Segurança da informação - Cleber Ribas da Blockbit

Ribas: hotéis devem focar na experiência digital como um todo

“O direito à proteção de dados busca trazer transparência, aumento da competitividade e da qualidade na prestação de serviços, inovação tecnológica e econômica, promoção dos direitos da personalidade, entre outros, com equilíbrio na relação entre as pessoas e os agentes que manuseiam as suas informações“, explica Nairane.

“A adequação a leis similares à LGPD tem sido vista no mundo, em especial na Europa, como um fator que agrega valor à empresa. Não está sendo, portanto, um ônus burocrático. Muitas organizações brasileiras já começam a entender dessa forma também”, avalia a diretora da ANPD.

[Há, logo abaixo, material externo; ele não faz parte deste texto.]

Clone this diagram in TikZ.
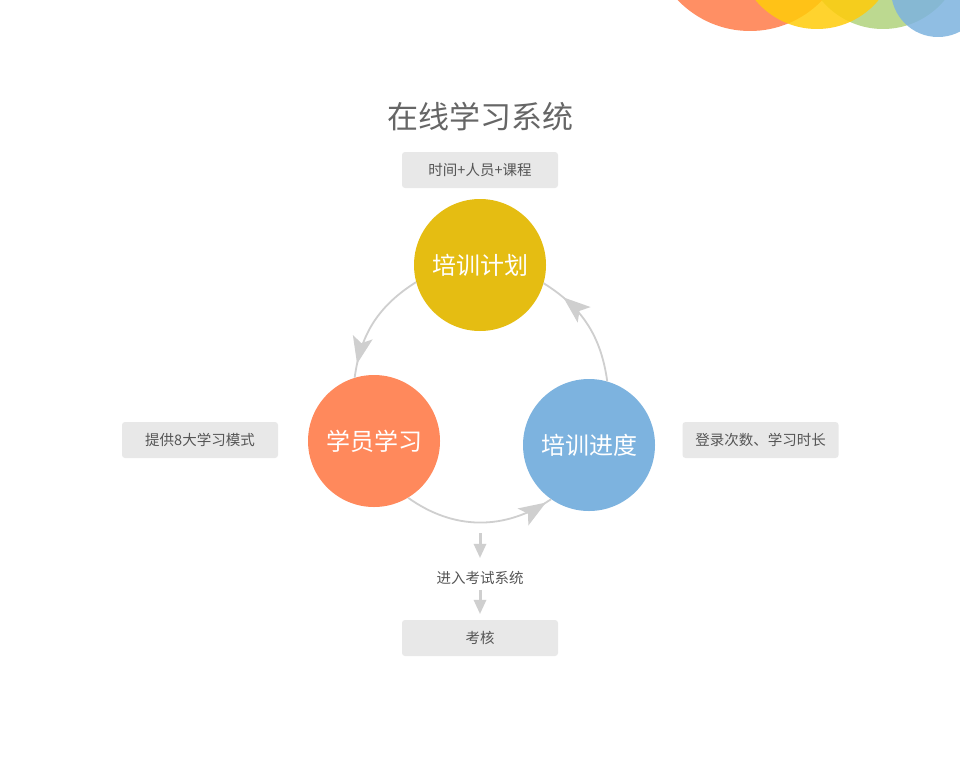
\documentclass[tikz,border=0pt]{standalone}
\usepackage{fontspec}
\newfontfamily\cjk{Noto Sans CJK SC}
\usetikzlibrary{arrows.meta,decorations.markings}
\definecolor{planyellow}{HTML}{E5BD12}
\definecolor{learnorange}{HTML}{FF895C}
\definecolor{progblue}{HTML}{7DB3DF}
\definecolor{linegray}{HTML}{CFCFCF}
\definecolor{boxgray}{HTML}{E8E8E8}
\definecolor{textgray}{HTML}{555555}
\definecolor{titlegray}{HTML}{666666}
\definecolor{decoyellow}{HTML}{FFCC0A}
\definecolor{decogreen}{HTML}{B5D584}

\begin{document}
\begin{tikzpicture}[x=1pt,y=-1pt,
    stage/.style={circle,minimum size=132pt,inner sep=0pt,text=white,font=\cjk\fontsize{24}{28}\selectfont},
    tag/.style={fill=boxgray,rounded corners=3pt,minimum width=156pt,minimum height=36pt,inner sep=0pt,text=textgray,font=\cjk\fontsize{14.5}{17}\selectfont},
    loopline/.style={draw=linegray,color=linegray,line width=1.8pt},
    tipat/.style={postaction={decorate},decoration={markings,mark=at position #1 with {\arrow{Stealth[length=27pt,width=20pt,inset=6pt]}}}},
    downline/.style={color=linegray,line width=3pt,-{Triangle[length=14pt,width=13pt,line width=0pt]}}]
  \useasboundingbox (0,0) rectangle (960,760);
  \fill[white] (0,0) rectangle (960,760);
  \begin{scope}
    \clip (0,0) rectangle (960,760);
    \fill[fill=learnorange,opacity=.95] (750,-69) circle (100);
    \fill[fill=decogreen,opacity=.9] (883,-51) circle (80);
    \fill[fill=decoyellow,opacity=.85] (817,-51) circle (80);
    \fill[fill=progblue,opacity=.85] (938,-10) circle (47);
  \end{scope}

  \node[text=titlegray,font=\cjk\fontsize{31}{36}\selectfont] (title) at (480,117) {在线学习系统};
  \node[tag] (input) at (480,170) {时间+人员+课程};
  \node[tag] (mode) at (200,440) {提供8大学习模式};
  \node[tag] (record) at (760.5,440) {登录次数、学习时长};
  \node[tag] (check) at (480,638) {考核};

  \node[stage,fill=planyellow] (plan) at (480,265) {培训计划};
  \node[stage,fill=learnorange] (learn) at (374,441) {学员学习};
  \node[stage,fill=progblue] (prog) at (589,445) {培训进度};

  \path
    (plan.195) edge[loopline,bend right=25,tipat=0.88] (learn.107)
    (learn.301) edge[loopline,bend right=35,tipat=0.96] (prog.235)
    (prog.74) edge[loopline,bend right=25,tipat=0.80] (plan.344);

  \node[inner sep=0pt,minimum height=20pt,text=textgray,font=\cjk\fontsize{14.5}{17}\selectfont] (exam) at (480,578) {进入考试系统};
  \coordinate (down) at (480,533);
  \draw[downline,shorten >=10pt] (down) -- (exam.north);
  \draw[downline,shorten <=2pt,shorten >=6pt] (exam.south) -- (check.north);
\end{tikzpicture}
\end{document}
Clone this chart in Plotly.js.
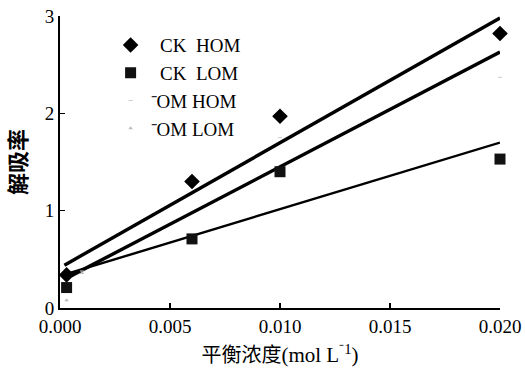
<!DOCTYPE html>
<html><head><meta charset="utf-8">
<script src="https://cdn.plot.ly/plotly-3.0.1.min.js"></script>
<style>body{margin:0;background:#fff}#c{width:525px;height:372px}</style>
</head><body><div id="c"></div>
<script>
// Data
const xCK = [0.0003, 0.006, 0.010, 0.020];
const ckHOM = [0.34, 1.30, 1.97, 2.82];
const ckLOM = [0.21, 0.71, 1.40, 1.53];
const xOMHOM = [0.001, 0.010, 0.020];
const omHOM = [0.38, 1.75, 2.37];
const xOMLOM = [0.0003, 0.001];
const omLOM = [0.08, 0.36];
// fitted trend lines (end points)
const fitX1 = [0.0002, 0.020]; const fit1 = [0.44, 2.98];
const fitX2 = [0.0005, 0.020]; const fit2 = [0.33, 2.63];
const fitX3 = [0.0003, 0.020]; const fit3 = [0.35, 1.70];
const xTicks = [0, 0.005, 0.010, 0.015, 0.020];
const xTickText = ['0.000', '0.005', '0.010', '0.015', '0.020'];
const yTicks = [0, 1, 2, 3];

const serif = 'Liberation Serif';
const cjk = 'Noto Sans CJK SC';
const traces = [
  {x: fitX1, y: fit1, mode: 'lines', line: {color: '#000', width: 3.4}, showlegend: false, hoverinfo: 'skip'},
  {x: fitX2, y: fit2, mode: 'lines', line: {color: '#000', width: 3.4}, showlegend: false, hoverinfo: 'skip'},
  {x: fitX3, y: fit3, mode: 'lines', line: {color: '#000', width: 2.4}, showlegend: false, hoverinfo: 'skip'},
  {x: xCK, y: ckHOM, mode: 'markers', name: '\u00a0\u00a0CK\u00a0\u00a0HOM',
   marker: {symbol: 'diamond', size: 12, color: '#000'}},
  {x: xCK, y: ckLOM, mode: 'markers', name: '\u00a0\u00a0CK\u00a0\u00a0LOM',
   marker: {symbol: 'square', size: 11, color: '#111'}},
  {x: xOMHOM, y: omHOM, mode: 'markers', name: '\u207bOM HOM',
   marker: {symbol: 'line-ew', size: 3, color: '#ccc', line: {color: '#ccc', width: 1}}},
  {x: xOMLOM, y: omLOM, mode: 'markers', name: '\u207bOM LOM',
   marker: {symbol: 'triangle-up', size: 4, color: '#bbb'}}
];
const layout = {
  width: 525, height: 372,
  margin: {l: 60, r: 25, t: 16, b: 64},
  paper_bgcolor: '#fff', plot_bgcolor: '#fff',
  font: {family: serif, color: '#000', size: 19},
  showlegend: true,
  legend: {x: 0.115, y: 0.965, xanchor: 'left', yanchor: 'top', bgcolor: 'rgba(0,0,0,0)',
           font: {family: serif, size: 19, color: '#000'}, tracegroupgap: 0, itemwidth: 30},
  xaxis: {range: [0, 0.020], tickvals: xTicks, ticktext: xTickText,
          showgrid: false, zeroline: false, showline: true, linecolor: '#000', linewidth: 2,
          ticks: 'inside', ticklen: 5, tickcolor: '#000', tickwidth: 1.5,
          tickfont: {family: serif, size: 19, color: '#000'},
          title: {text: '\u00a0\u00a0\u00a0\u00a0\u00a0\u00a0\u00a0\u00a0<span style="font-family:Noto Sans CJK SC;font-size:20px">平衡浓度</span>(mol\u00a0L<sup>\u207b1</sup>)', standoff: 12,
                  font: {family: serif, size: 21, color: '#000'}}},
  yaxis: {range: [0, 3], tickvals: yTicks, showgrid: false, zeroline: false,
          showline: true, linecolor: '#000', linewidth: 2,
          ticks: 'inside', ticklen: 5, tickcolor: '#000', tickwidth: 1.5,
          tickfont: {family: serif, size: 19, color: '#000'},
          title: {text: '解吸率', standoff: 16,
                  font: {family: cjk, size: 22, weight: 'bold', color: '#000'}}}
};
traces.forEach(t => { t.cliponaxis = false; });
Plotly.newPlot('c', traces, layout, {displayModeBar: false, staticPlot: true});
</script></body></html>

Já Ribas pondera que, apesar dos recursos mais limitados, o volume de dados nas PMEs é muito inferior, o que torna o trabalho mais simples e barato. Em paralelo, ele destaca que empresas especializadas em cibersegurança garantem preços competitivos.

“Esse desafio já está sendo solucionado, pois as operadoras de telecomunicações já estão disponibilizando pacotes de segurança junto com suas redes, além de canais de suporte e consultoria. Tanto para prestar um bom serviço para os hóspedes, quanto para garantir o bom manejo de seus dados”, pontua Ribas.

Para o executivo da Blockbit, não só a questão de segurança, mas uma melhor experiência digital do cliente ao longo de toda interação garante elevada vantagem competitiva. Na opinião dele, os clientes já optam por redes hoteleiras considerando a qualidade do tratamento digital. “Isso vale desde o aplicativo da rede para fazer a reserva, velocidade e qualidade do link de acesso ao suporte recebido para se conectar à VPN da companhia”, explica o executivo.

“Portanto, esse setor hoje precisa estar atento ao tema, pois a prestação de serviço de provimento de acesso dentro do hotel pode ser um diferencial para a escolha da rede, principalmente para viagens corporativas”, finaliza Ribas.